Reviews where both models were correct:

A true masterpiece if you enjoy three-hour-long naps.
Fantastic CGI, almost as if they hired a toddler with crayons.
Brilliant acting, especially if you're into wooden mannequins.
A must-watch for those who love movies that make absolutely no sense.
Worst movie ever!

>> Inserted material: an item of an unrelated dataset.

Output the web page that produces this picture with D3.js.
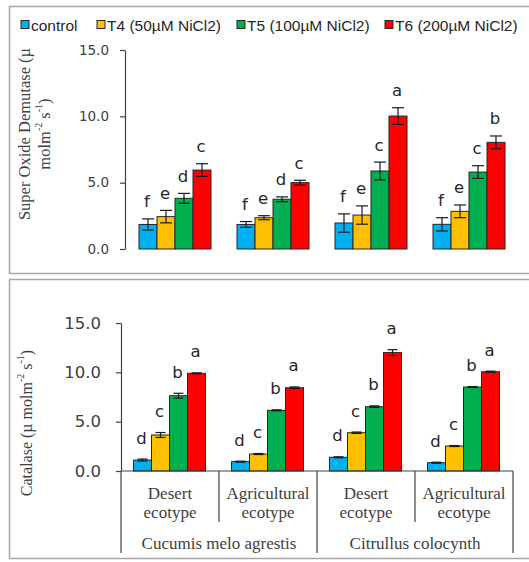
<!DOCTYPE html>
<html>
<head>
<meta charset="utf-8">
<script src="https://cdn.jsdelivr.net/npm/d3@7"></script>
<style>
  html, body { margin: 0; padding: 0; background: #fff; }
  svg { display: block; }
</style>
</head>
<body>
<svg id="chart" width="529" height="562"></svg>
<script>
// ---------- DATA ----------
const ecotypes = ["Desert", "Agricultural", "Desert", "Agricultural"];
const species = ["Cucumis melo agrestis", "Citrullus colocynth"];
const seriesNames = ["control", "T4 (50µM NiCl2)", "T5 (100µM NiCl2)", "T6 (200µM NiCl2)"];
const seriesColors = ["#00B0F0", "#FFC000", "#00B050", "#FF0000"];
const yTicks = [0, 5, 10, 15];

// Super Oxide Demutase (top panel) – one array per series, 4 categories each
const sodControl = [1.85, 1.85, 1.96, 1.86];
const sodT4      = [2.44, 2.36, 2.56, 2.84];
const sodT5      = [3.82, 3.75, 5.88, 5.80];
const sodT6      = [5.95, 5.00, 10.02, 8.04];
const sodErrControl = [0.42, 0.22, 0.69, 0.50];
const sodErrT4      = [0.47, 0.15, 0.69, 0.48];
const sodErrT5      = [0.37, 0.18, 0.67, 0.48];
const sodErrT6      = [0.48, 0.18, 0.63, 0.48];
const sodLetControl = ["f", "f", "f", "f"];
const sodLetT4      = ["e", "e", "e", "e"];
const sodLetT5      = ["d", "d", "c", "c"];
const sodLetT6      = ["c", "c", "a", "b"];

// Catalase (bottom panel)
const catControl = [1.11, 0.95, 1.39, 0.84];
const catT4      = [3.65, 1.72, 3.88, 2.53];
const catT5      = [7.63, 6.15, 6.52, 8.51];
const catT6      = [9.90, 8.44, 12.00, 10.06];
const catErrControl = [0.10, 0.05, 0.05, 0.05];
const catErrT4      = [0.25, 0.05, 0.07, 0.05];
const catErrT5      = [0.25, 0.05, 0.08, 0.05];
const catErrT6      = [0.05, 0.08, 0.30, 0.06];
const catLetControl = ["d", "d", "d", "d"];
const catLetT4      = ["c", "c", "c", "c"];
const catLetT5      = ["b", "b", "b", "b"];
const catLetT6      = ["a", "a", "a", "a"];

// ---------- BUILD ----------
const svg = d3.select("#chart");
const catIdx = d3.range(ecotypes.length);

function buildRows(vals, errs, lets) {
  const rows = [];
  catIdx.forEach(c => {
    seriesNames.forEach((s, si) => {
      rows.push({ c, s, si, v: vals[si][c], e: errs[si][c], l: lets[si][c] });
    });
  });
  return rows;
}
const sodRows = buildRows([sodControl, sodT4, sodT5, sodT6],
                          [sodErrControl, sodErrT4, sodErrT5, sodErrT6],
                          [sodLetControl, sodLetT4, sodLetT5, sodLetT6]);
const catRows = buildRows([catControl, catT4, catT5, catT6],
                          [catErrControl, catErrT4, catErrT5, catErrT6],
                          [catLetControl, catLetT4, catLetT5, catLetT6]);

// Frames
svg.append("rect").attr("x", 9.5).attr("y", 6.5).attr("width", 560).attr("height", 267)
  .attr("fill", "none").attr("stroke", "#a6a6a6").attr("stroke-width", 1.5);
svg.append("rect").attr("x", 9.5).attr("y", 279.5).attr("width", 560).attr("height", 279)
  .attr("fill", "none").attr("stroke", "#a6a6a6").attr("stroke-width", 1.5);

const axisColor = "#404040";
const textColor = "#404040";

function drawPanel(opts) {
  const { rows, axisX, yTop, yBottom, bandLeft, tickFont, tickPad, letterGap, capW, barOffset } = opts;
  const g = svg.append("g");
  const y = d3.scaleLinear().domain([0, 15]).range([yBottom, yTop]);
  const x0 = d3.scaleBand().domain(catIdx).range([bandLeft, bandLeft + 98 * 4]).padding(0);
  const x1 = d3.scaleBand().domain(seriesNames).range([barOffset, barOffset + 72]).padding(0);

  // Y axis
  const ax = g.append("g").attr("transform", `translate(${axisX},0)`)
    .call(d3.axisLeft(y).tickValues(yTicks).tickFormat(d3.format(".1f"))
      .tickSizeInner(5).tickSizeOuter(0).tickPadding(tickPad));
  ax.select(".domain").attr("stroke", axisColor).attr("stroke-width", 1.2);
  ax.selectAll(".tick line").attr("stroke", axisColor).attr("stroke-width", 1.2);
  ax.selectAll(".tick text").attr("fill", textColor)
    .style("font-family", "'DejaVu Sans', sans-serif").style("font-size", tickFont + "px");

  // Bars
  g.selectAll("rect.bar").data(rows).join("rect").attr("class", "bar")
    .attr("x", d => x0(d.c) + x1(d.s))
    .attr("y", d => y(d.v))
    .attr("width", x1.bandwidth())
    .attr("height", d => y(0) - y(d.v))
    .attr("fill", d => seriesColors[d.si])
    .attr("stroke", "#262626").attr("stroke-width", 1);

  // Error bars
  const eg = g.selectAll("g.err").data(rows).join("g").attr("class", "err")
    .attr("stroke", "#1a1a1a").attr("stroke-width", 1.2);
  eg.append("line")
    .attr("x1", d => x0(d.c) + x1(d.s) + x1.bandwidth() / 2)
    .attr("x2", d => x0(d.c) + x1(d.s) + x1.bandwidth() / 2)
    .attr("y1", d => y(d.v + d.e)).attr("y2", d => y(d.v - d.e));
  [1, -1].forEach(sg => {
    eg.append("line")
      .attr("x1", d => x0(d.c) + x1(d.s) + x1.bandwidth() / 2 - capW / 2)
      .attr("x2", d => x0(d.c) + x1(d.s) + x1.bandwidth() / 2 + capW / 2)
      .attr("y1", d => y(d.v + sg * d.e)).attr("y2", d => y(d.v + sg * d.e));
  });

  // Letters
  g.selectAll("text.let").data(rows).join("text").attr("class", "let")
    .attr("x", d => x0(d.c) + x1(d.s) + x1.bandwidth() / 2 - 1)
    .attr("y", d => y(d.v + d.e) - letterGap)
    .attr("text-anchor", "middle").attr("dominant-baseline", "central")
    .attr("fill", "#262626")
    .style("font-family", "'DejaVu Sans', sans-serif").style("font-size", "16.5px")
    .text(d => d.l);

  return { g, x0, y };
}

// Top panel
const topPanel = drawPanel({
  rows: sodRows, axisX: 125, yTop: 50, yBottom: 249, bandLeft: 126,
  tickFont: 13.5, tickPad: 11, letterGap: 17, capW: 12, barOffset: 13
});
// Bottom panel
const botPanel = drawPanel({
  rows: catRows, axisX: 121, yTop: 323, yBottom: 471, bandLeft: 121,
  tickFont: 16.5, tickPad: 15, letterGap: 21, capW: 10, barOffset: 12.5
});

// Bottom x axis (multi-level categories)
const bx0 = botPanel.x0, by = botPanel.y;
const serif = "'Liberation Serif', 'Times New Roman', serif";
const axG = svg.append("g").attr("stroke", axisColor).attr("stroke-width", 1.2);
axG.append("line").attr("x1", bx0(0)).attr("x2", bx0(3) + bx0.bandwidth())
  .attr("y1", by(0)).attr("y2", by(0));
const bounds = d3.range(ecotypes.length + 1);
axG.selectAll("line.sep").data(bounds).join("line").attr("class", "sep")
  .attr("x1", d => bx0.range()[0] + d * bx0.step())
  .attr("x2", d => bx0.range()[0] + d * bx0.step())
  .attr("y1", by(0))
  .attr("y2", d => (d % 2 === 0) ? 553 : 522);

const catText = svg.append("g").attr("fill", textColor)
  .style("font-family", serif).style("font-size", "17px");
catText.selectAll("text.eco").data(catIdx).join("text").attr("class", "eco")
  .attr("x", d => bx0(d) + bx0.bandwidth() / 2).attr("y", 493)
  .attr("text-anchor", "middle").attr("dominant-baseline", "central")
  .text(d => ecotypes[d]);
catText.selectAll("text.eco2").data(catIdx).join("text").attr("class", "eco2")
  .attr("x", d => bx0(d) + bx0.bandwidth() / 2).attr("y", 512)
  .attr("text-anchor", "middle").attr("dominant-baseline", "central")
  .text("ecotype");
catText.selectAll("text.sp").data(species).join("text").attr("class", "sp")
  .attr("x", (d, i) => bx0(i * 2) + bx0.step())
  .attr("y", 543)
  .attr("text-anchor", "middle").attr("dominant-baseline", "central")
  .text(d => d);

// Y titles
function supText(sel, parts) {
  parts.forEach(p => {
    const t = sel.append("tspan").text(p.t);
    if (p.sup) t.attr("baseline-shift", "super").style("font-size", "10px");
  });
}
svg.append("text")
  .attr("transform", "translate(24,134) rotate(-90)")
  .attr("text-anchor", "middle").attr("dominant-baseline", "central")
  .attr("fill", textColor).style("font-family", serif).style("font-size", "16.5px")
  .text("Super Oxide Demutase (µ");
const t2 = svg.append("text")
  .attr("transform", "translate(44,134) rotate(-90)")
  .attr("text-anchor", "middle").attr("dominant-baseline", "central")
  .attr("fill", textColor).style("font-family", serif).style("font-size", "16.5px");
supText(t2, [{ t: "molm" }, { t: "-2", sup: true }, { t: " s" }, { t: "-1", sup: true }, { t: ")" }]);
const t3 = svg.append("text")
  .attr("transform", "translate(26,423) rotate(-90)")
  .attr("text-anchor", "middle").attr("dominant-baseline", "central")
  .attr("fill", textColor).style("font-family", serif).style("font-size", "16px");
supText(t3, [{ t: "Catalase (µ molm" }, { t: "-2", sup: true }, { t: " s" }, { t: "-1", sup: true }, { t: ")" }]);

// Legend
const legendX = [21, 97, 237, 385];
const lg = svg.append("g");
const li = lg.selectAll("g").data(seriesNames).join("g")
  .attr("transform", (d, i) => `translate(${legendX[i]},20.5)`);
li.append("rect").attr("width", 8).attr("height", 8)
  .attr("fill", (d, i) => seriesColors[i]).attr("stroke", "#262626").attr("stroke-width", 1);
li.append("text").attr("x", 10).attr("y", 4.5).attr("dominant-baseline", "central")
  .attr("fill", "#262626")
  .style("font-family", "'Liberation Sans', Arial, sans-serif").style("font-size", "15.5px")
  .text(d => d);
</script>
</body>
</html>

I loved every excruciating minute of it.
The director clearly aimed for 'so bad it's good' but landed on 'just plain terrible.'

Reviews where the Random Forest model predicted correctly and the Ensemble predicted incorrectly:


Reviews where the Ensemble predicted correctly and the Random Forest model predicted incorrectly:


Reviews where both models predicted incorrectly:

The plot was so unpredictable; I fell asleep from the suspense.
Incredible how every actor managed to forget their lines at the same time.
I laughed so hard at the dialogues; I cried tears of regret.
A cinematic experience you won't forget, no matter how desperately you try.


As we can see both the ensemble method and the Random Forests method are predicting the instances the same. This is really intriguing as it shows our voting method isn't really doing anything at all now this could be because all the individual models performed similarly so they were all voting the same ones correctly and the same ones incorrectly so it is doing nothing to improve the accuracy overall.